Android: AudioRecord + OkHttp WebSocket

class DeepgramStreamer(private val apiKey: String) {
    private val client = OkHttpClient()
    private var webSocket: WebSocket? = null
    private var audioRecord: AudioRecord? = null

    fun start(onTranscript: (String, Boolean) -> Unit) {
        val request = Request.Builder()
            .url("wss://api.deepgram.com/v1/listen?model=nova-2&language=ru&encoding=linear16&sample_rate=16000&channels=1&interim_results=true")
            .header("Authorization", "Token $apiKey")
            .build()

        webSocket = client.newWebSocket(request, object : WebSocketListener() {
            override fun onMessage(webSocket: WebSocket, text: String) {
                val json = JSONObject(text)
                val channel = json.getJSONObject("channel")
                val alternatives = channel.getJSONArray("alternatives")
                val transcript = alternatives.getJSONObject(0).getString("transcript")
                val isFinal = json.getBoolean("is_final")
                if (transcript.isNotEmpty()) onTranscript(transcript, isFinal)
            }
        })

        val bufferSize = AudioRecord.getMinBufferSize(16000, AudioFormat.CHANNEL_IN_MONO, AudioFormat.ENCODING_PCM_16BIT)
        audioRecord = AudioRecord(MediaRecorder.AudioSource.MIC, 16000, AudioFormat.CHANNEL_IN_MONO, AudioFormat.ENCODING_PCM_16BIT, bufferSize)
        audioRecord?.startRecording()

        Thread {
            val buffer = ShortArray(bufferSize / 2)
            while (audioRecord?.recordingState == AudioRecord.RECORDSTATE_RECORDING) {
                val read = audioRecord!!.read(buffer, 0, buffer.size)
                if (read > 0) {
                    val byteBuffer = ByteBuffer.allocate(read * 2).order(ByteOrder.LITTLE_ENDIAN)
                    buffer.take(read).forEach { byteBuffer.putShort(it) }
                    webSocket?.send(byteBuffer.array().toByteString())
                }
            }
        }.start()
    }
}

ByteOrder.LITTLE_ENDIAN — mandatory. Deepgram expects LE PCM. If sending BE, transcription works but with noticeably worse quality.
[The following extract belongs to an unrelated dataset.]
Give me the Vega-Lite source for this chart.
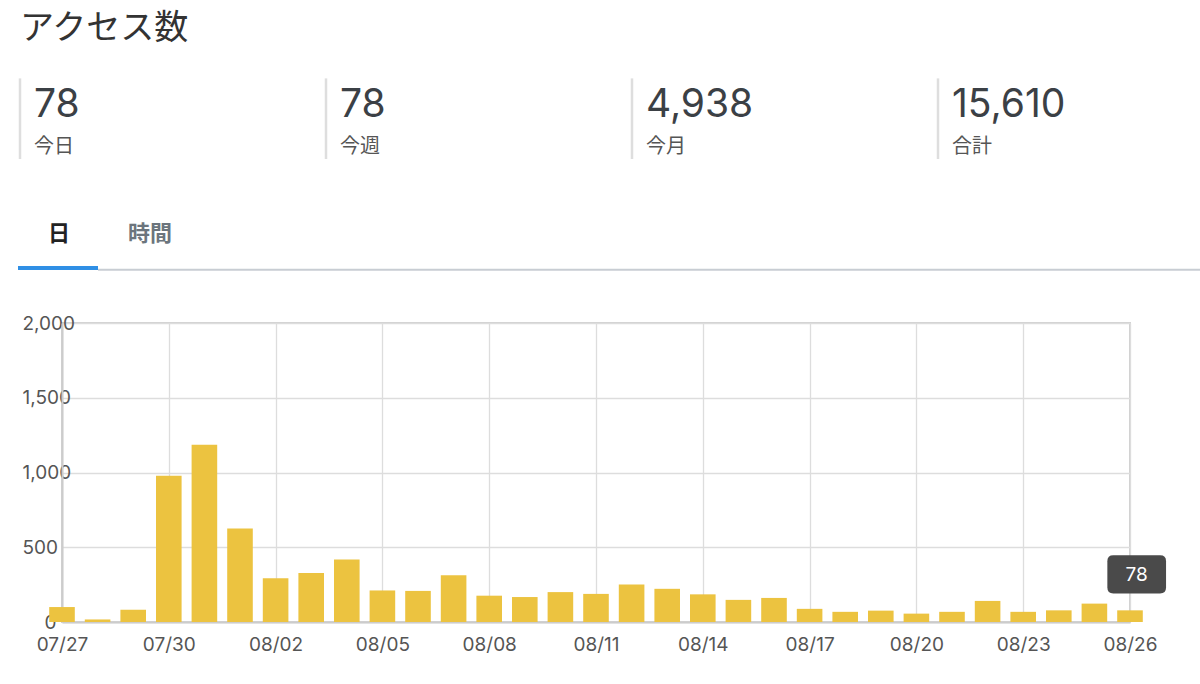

What to Do with interim_results

Deepgram returns two types: is_final: false (interim) and is_final: true (final). Right UI pattern:

  • Interim display in gray or italics — user sees recognition happening
  • On is_final: true replace all previous interim of this utterance with final text
  • speech_final: true means end of pause — good moment to start phrase processing

Common mistake — accumulate all interim as separate lines. Causes duplication. Must store current interim-buffer and update in-place.

Nova-2 Parameters Affecting Quality

utterance_end_ms: 1000 — Deepgram finalizes utterance after 1 second silence itself. Useful for dictation without explicit "stop" command.

diarize: true — speaker separation, adds speaker to each word.

punctuate: true — auto-punctuation. Without it text comes without periods and commas.

smart_format: true — formats numbers, dates, phones. "twenty-fifth March" → "25 March".

Timeline

Basic integration WebSocket + AudioRecord/AVAudioEngine + text output — 4–7 days. Adding diarization, network switch handling (reconnect), background mode, result export — 8–14 days.